Bien, aviamos la mochila con fruta y algunos dátiles, agua y por
supuesto la indispensable cámara fotográfica, salimos de casa para disfrutar
del paseo e iniciamos éste por la calle Cuesta, hacia arriba, a pocos metros
nos cruza la calle Pereza, con este nombre y el esfuerzo de los primeros pasos
subiendo casi nos mina la moral, pero no, estamos decididos, continuamos a la
derecha y seguimos subiendo, antes hemos visto como regaban en unos balcones
repletos de macetas en flor, geranios, rosas, hortensias o unas especies de
campanitas colgantes que llaman “sarcillos de la reina” y entre tanta maceta un
azulejo de San Antonio, patrón de la localidad, llegamos a la calle Cárcel, que
nos llevará a la salida del pueblo por la Cañada Real, al final de la calle
bajo un soportal una antigua fuente con un chorro continuo y cristalino que
invita a beber e inmediatamente un buen nogal que marca el inicio del camino,
nogales y castaños junto a una especie silvestre de aromático poleo y zarzas,
nos acompañaran durante el primer tramo que discurre entre pequeños huertos
familiares, donde predominan árboles frutales como el cerezo, manzano, peral o
melocotón junto a calabazas, calabacines, pimientos, tomates, judías (las
habichuelas de siempre) y algo que va a menos en su cultivo, la frambuesa,
todos estos huertos que se encuentran abancados son regados por acequias,
sistema de regadío de origen árabe, continuamos andando hasta coincidir más arriba
con el rio, al llegar a este punto observamos al otro lado del rio las ruinas
del viejo molino Altero que en tiempos pasado molió trigo, son varios los
molinos que como este acompañaban al rio en su cauce hasta la desembocadura en
el Guadalfeo.

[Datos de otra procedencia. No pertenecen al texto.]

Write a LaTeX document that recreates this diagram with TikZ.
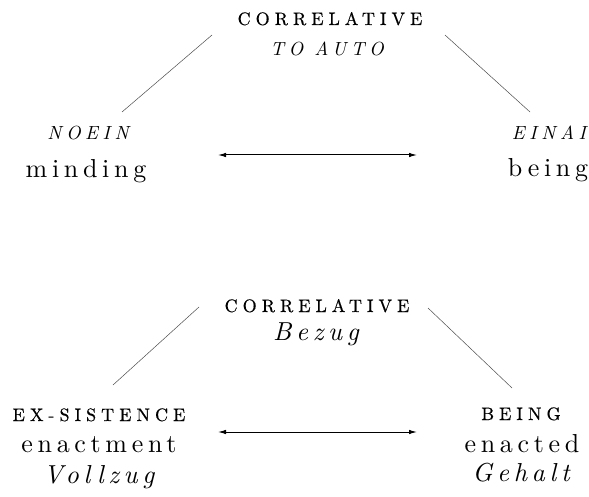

Seguimos con una pequeña subida por la cañada, en la que aún
quedan vestigio de lo que se dice fue parte de una calzada romana, bien
continuamos por ésta rio arriba acompañados del rumor que las aguas producen al
deslizarse entre las rocas, y que no dejaremos de percibir aunque en algunos
momentos desde el camino se pierda de vista el rio, bien al tener que coger
altura, bien al quedar oculto tras esas crecidas vegetales denominadas bosques
de galerías que se forman sobre los cauces de los ríos, álamos, alisos, mimbres,
así como plantas enredaderas, helechos o zarzas, al tiempo que la vegetación
del camino ha ido cambiando y surgen en
el paisaje pequeñas encinas que son autóctonas del terreno y matorral como el “rascavieja”, también los
pequeños huertos han dado paso a cortijillos o refugios de uso para los
pastores en el cuidado de los animales, es decir el paisaje ha ido modificando
su fisonomía haciéndose cada vez más abrupto pues en nuestro caminar hemos ido
cogiendo altura.
Llegamos al
punto que los lugareños denominan “la presa”, pues desde ahí desvían agua para
la Acequia Nueva que surtirá de agua a Trevélez, el rio llega a éste punto
encañonado y sus aguas un poco bravas para pasar bajo un pequeño puente que nos
permitiría (si así lo consideráramos) continuar el camino por la otra orilla
del rio, una pequeña arboleda hace del lugar un remanso de tranquilidad y donde
el único sonido es el que produce de forma acompasada el agua a su paso. Aquí
hemos repuesto un poquitín de energía, comiendo fruta y refrescándonos en el
agua, con la cámara repleta de fotos, paisajes, plantas, insectos (como
mariposas, libélulas o abejas recolectando el polen), y algún que otro reptil
como un solitario y escurridizo lagarto, nos proponemos desandar el camino,
buscando otra perspectiva a todo lo que hemos visto en la ida y en el que es
habitual cruzarse o coincidir en el mismo con algún vecino, que con su montura
(único medio si no quieres hacerlo a pie) y otra de carga va o viene del
cuidado de su huerto o ganado, en esta llegamos de nuevo a donde lo iniciamos y
es cuando realmente disfrutamos de la sombra del buen nogal que hablamos al
principio y poco después de la fuente de agua fresca donde sumergimos la cabeza bajo el chorro y saciamos, esta vez
sí, la sed del camino. Pensando que después del pequeño esfuerzo no nos quedará
ningún remordimiento de dar cuenta en el almuerzo de unas buenas migas de
sémolas o un buen plato alpujarreño. Este tipo de recompensa gastronómica
siempre es un buen final y estimulo para querer repetirlo.